If blog posts are anything like pancakes, the first one’s always bad. That said, let’s get this first one out of the way quickly and move on.
First pancakes might always be bad, but they’re important. They’re the trailblazer for the rest of the pancakes, and they give you information about how to make the proper adjustments for the rest of the batch.
Designing software’s kinda like making pancakes, except we also make and throw out a ton of ingredients before the actual production. Our ingredients are all the iterations of sketches, notes, wireframes, mockups, prototypes, etc. Our first pancakes are the beta versions of software, which we iterate on until we’re ready to deliver.
Just like those first pancakes, our first software releases teach us what’s needed on the next iteration. Is the interface/batter smooth and consistent? Is there enough value/grease? Is the demand/heating-surface hot enough? At each stage of the process, you learn, you adjust, and you try again.
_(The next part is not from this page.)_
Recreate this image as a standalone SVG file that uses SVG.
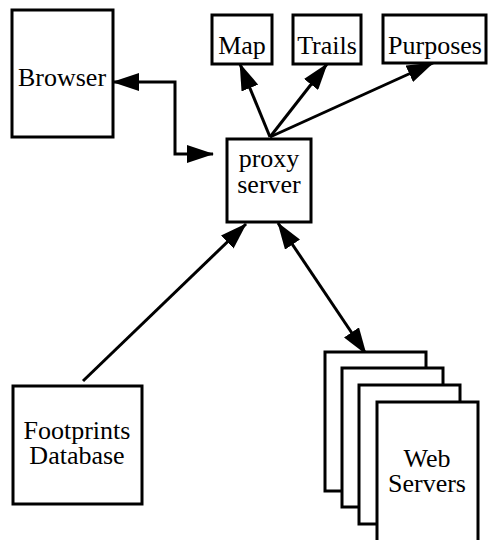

As soon as you have something palatable, you serve it up. Early customer feedback is great, but nobody wants burnt pancakes. Feedback will be dependent on a few factors: do I know the person who made this? Did I pay for this? If so, how much? If you pay a lot of money for bad software, you’re probably upset. If you get bad software for free, you’re more understanding. Just like pancakes.
Sometimes you get lucky and nail it on the first try. Usually not, but either way you won’t know what you have until you actually make it. Starting anything is hard because you’ve gotta overcome the inertia of not doing, but once you get going and start building momentum, it’s great.
I haven’t even begun beating this analogy to death yet, but for your sake I’m gonna stop here.
This is just the first pancake. It’s the trailblazer, the ice-breaker, and the momentum builder. It’s not much on its own, but everything has to start somewhere.
Thanks for reading - the other pancakes should be better.